If Conflict is written with the conviction that writing matters politically, that how we write shapes our actions, Schulman also recognises the limitations of the written word. More than one tale in the book features a communication breakdown through email or and text messaging, underlining how pithy sentences, sent and read in isolation, can lead quickly to misunderstanding, or put an end to a potentially meaningful relationship before it has had the chance to get off the ground. “We have developed these reductive modes […] to accompany reductive ideas that are supposed to serve large social functions but are not based in human complexity,” Schulman writes. She wishes that “all the people of the industrial world would sign a pledge that any negative exchange that is created on email or text must be followed by a live, in-person conversation.”
There are many such dreams in Conflict, and there is a utopian thread running through the book, in the best tradition of feminist speculative fiction that invites us to imagine different worlds. As with so much such writing, the book’s answers – communication, complexity, commitment – also provoke questions. In a 2020 feature on Schulman for The Cut, Mollie Fischer cites someone close to Schulman:
“The social world she’s describing is so time consuming.” (…) It demands constant self-scrutiny, ongoing dialogue, diligent fact-finding, and availability for intervention in the personal lives of one’s friends. “That world she’s asking for is nearly impossible under capitalism.”

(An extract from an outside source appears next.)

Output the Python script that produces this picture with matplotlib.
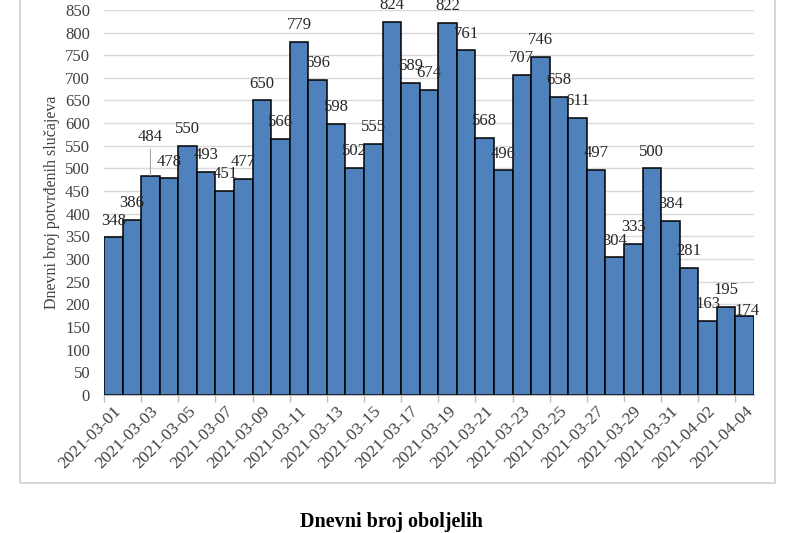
import matplotlib
matplotlib.use("Agg")
import matplotlib.pyplot as plt
from matplotlib.patches import Rectangle
import numpy as np
import pandas as pd

dates = pd.date_range("2021-03-01", "2021-04-04", freq="D").strftime("%Y-%m-%d").tolist()
cases = [348, 386, 484, 478, 550, 493, 451, 477, 650, 566, 779, 696, 598, 502, 555,
         824, 689, 674, 822, 761, 568, 496, 707, 746, 658, 611, 497, 304, 333, 500,
         384, 281, 163, 195, 174]
y_ticks = list(range(0, 851, 50))
title = "Dnevni broj oboljelih"
ylabel = "Dnevni broj potvrđenih slučajeva"

plt.rcParams['font.family'] = ['Liberation Serif', 'DejaVu Serif']
text_color = '#404040'

fig = plt.figure(figsize=(8, 5.33), dpi=100)
# chart border
fig.patches.append(Rectangle((0.025, 0.0938), 0.944, 1.0, transform=fig.transFigure,
                             fill=False, edgecolor='#D0D0D0', linewidth=1.2))
ax = fig.add_axes([0.13, 0.259, 0.8125, 0.7225])

x = np.arange(len(cases))
ax.bar(x, cases, width=1.0, color='#4F81BD', edgecolor='black', linewidth=1.1, zorder=3)
ax.set_xlim(-0.5, len(cases) - 0.5)
ax.set_ylim(0, 850)
ax.set_yticks(y_ticks)
ax.set_yticklabels([str(v) for v in y_ticks], fontsize=12, color=text_color)
ax.yaxis.grid(True, color='#D9D9D9', linewidth=1.0, zorder=0)
ax.tick_params(axis='y', length=0, pad=10)

ax.set_xticks(x[::2])
ax.set_xticklabels([dates[i] for i in range(0, len(dates), 2)], rotation=45, ha='right',
                   va='top', rotation_mode='anchor', fontsize=12.5, color=text_color)
ax.tick_params(axis='x', length=0, pad=6)
ax.set_xticks(np.arange(-0.5, len(cases), 2), minor=True)
ax.tick_params(axis='x', which='minor', length=5, color='#BFBFBF', width=1)

for s in ['top', 'right', 'left']:
    ax.spines[s].set_visible(False)
ax.spines['bottom'].set_color('#BFBFBF')
ax.spines['bottom'].set_zorder(4)

# data labels
special = {2: (0, 28), 34: (2, 4)}
for i, v in enumerate(cases):
    dx, dy = special.get(i, (0, 12))
    ax.annotate(str(v), (x[i], v), xytext=(dx, dy), textcoords='offset points',
                ha='center', va='center', fontsize=12, color='#262626', zorder=5,
                annotation_clip=False)
# leader line for 484 label
ax.annotate('', xy=(x[2], cases[2]), xytext=(0, 19), textcoords='offset points',
            arrowprops=dict(arrowstyle='-', color='#A6A6A6', lw=0.8, shrinkA=0, shrinkB=0))

fig.text(0.065, 0.62, ylabel, rotation=90, ha='center', va='center', fontsize=11.5,
         color=text_color)
fig.text(0.489, 0.02, title, ha='center', va='center', fontsize=14.5, fontweight='bold',
         color='black')

fig.savefig("out.png", dpi=100)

I would state this somewhat differently. Capitalism teaches us to dedicate our time to profit and competition, to prioritise individual hard work and success over collective effort and gain. It true that the kind of world Conflict envisions is not fully realisable under capitalism; but this does not mean we have no agency to make change in the present. If the solutions Schulman proposes are time- and labour-intensive, something else becomes increasingly apparent through the course of Conflict: just how much time is wasted when we focus our energy on damaging, counterproductive and potentially abusive forms of communication and behaviour. What if we used at least some of our time differently? What if we diverted the energy expended on writing emails into the void, or provoking invisible interlocuters on social media, into seeking out and speaking to people in person? Or writing about activism in ways that invited careful listening and considered response?
In her review of Conflict, Laing writes:
As an activist, Schulman believes that problems have solutions. It is possible, she argues, to do things differently, not least by acknowledging the existence of other people.
Circling back to the question of style, we might say that Conflict Is Not Abuse is a written version of deep listening and serious dialogue. That’s where some of Schulman’s critics get it wrong. If the book meanders a bit, crosses genres, makes bold claims and sometimes sweeping connections, it’s because the best political arguments are presented not as perfect preformed ideas, but as part of an ongoing conversation.